The stage was perfectly set. A record crowd of more than 56,371 packed inside one of Australia's most modern stadiums. The A-League's two best teams in the country, at full strength and ready to go. A beautiful afternoon in the west. Of course something had to go wrong.
For the second grand final in a row, the VAR provided the major talking point. Last season, it was a hardware malfunction which saw a goal from Melbourne Victory winger Kosta Barbarouses stand when it should have been given offside.
Sydney FC fans react during the grand final in Perth.Credit:AAP
On Sunday night, an own goal to Matthew Spiranovic was disallowed for offside when it should have been given. Alex Brosque, in what is likely to be his final appearance for Sydney FC, started the move in the 28th minute, turning this way and that to make space before laying off a pass to an overlapping Michael Zullo.
Zullo used his trusty left foot to thump the ball across the six-yard box, where Adam Le Fondre was waiting. Before the Englishman could get to it, though, Spiranovic did, inadvertently sending it past goalkeeper Liam Reddy and into the back of the net.
Just as Le Fondre wheeled away to celebrate, the assistant referee put his flag up. Offside, apparently – but the replays shown on Fox Sports clearly showed Spiranovic's foot was keeping Zullo onside.
Everyone waited for the VAR to do its job and overturn an clearly incorrect decision – but the men back in the Redfern bunker stayed out of it, reportedly because the call was so tight it did not constitute a clear or obvious error.
How? Why? Sydney FC coach Steve Corica saw the same thing and asked himself the same questions, his sideline protests earning him a yellow card. The Twittersphere blew up in unison – it's a disgrace, a farce, a blight on the game.
It didn't ruin the match itself – in the end, the Sky Blues won, although a goal midway through the first half would have changed the contest dramatically. The Glory would have had to have thrown more caution to the wind in pursuit of an equaliser. Everything would have opened up and maybe fans would have been spared what was ultimately 120 minutes of tense, tight but rarely dramatic football.
Justice prevailed in the penalty shootout, but justice delayed is still justice denied to some.

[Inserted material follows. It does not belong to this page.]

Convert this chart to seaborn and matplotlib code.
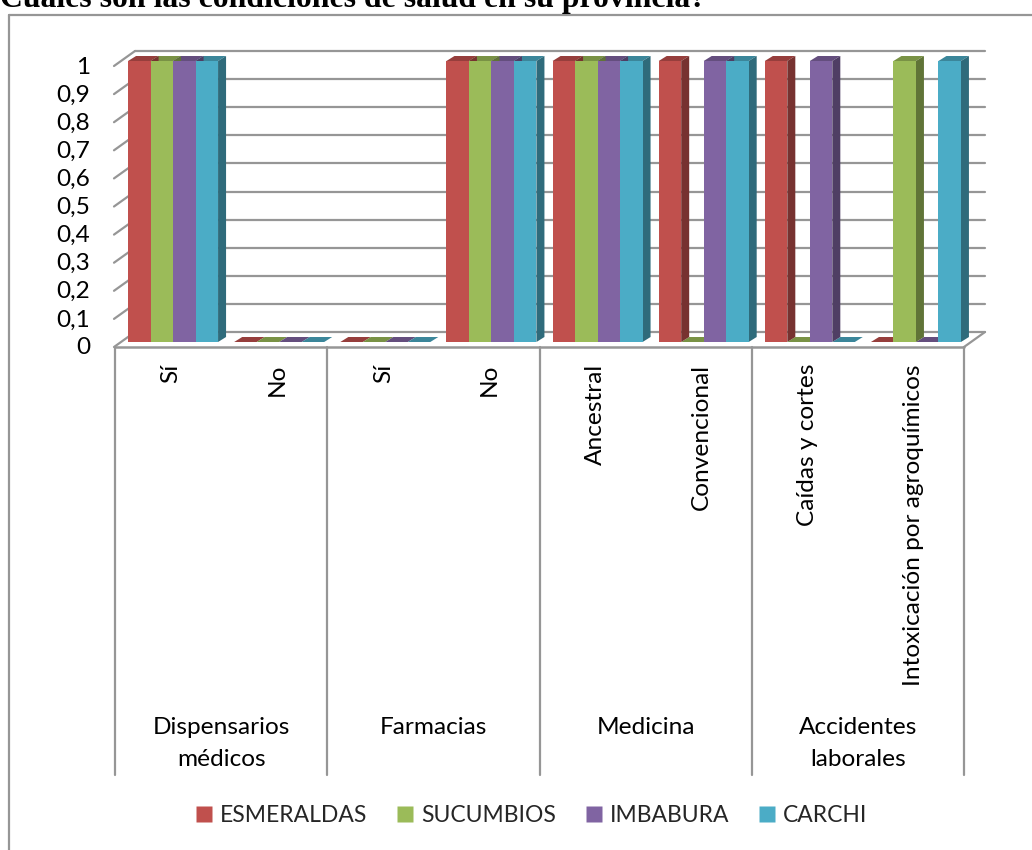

The goal that wasn't was the only real flashpoint from what proved a rather anti-climactic A-League grand final and perhaps emblematic of a season which left plenty to be desired.
Maybe John Safran managed to get that Mozambican witch doctor's curse lifted on the Socceroos all those years ago, but it still feels like the domestic game itself is constantly battling some form of exotic voodoo. At moments when the A-League should be presenting its best face, something somehow always gets in the way.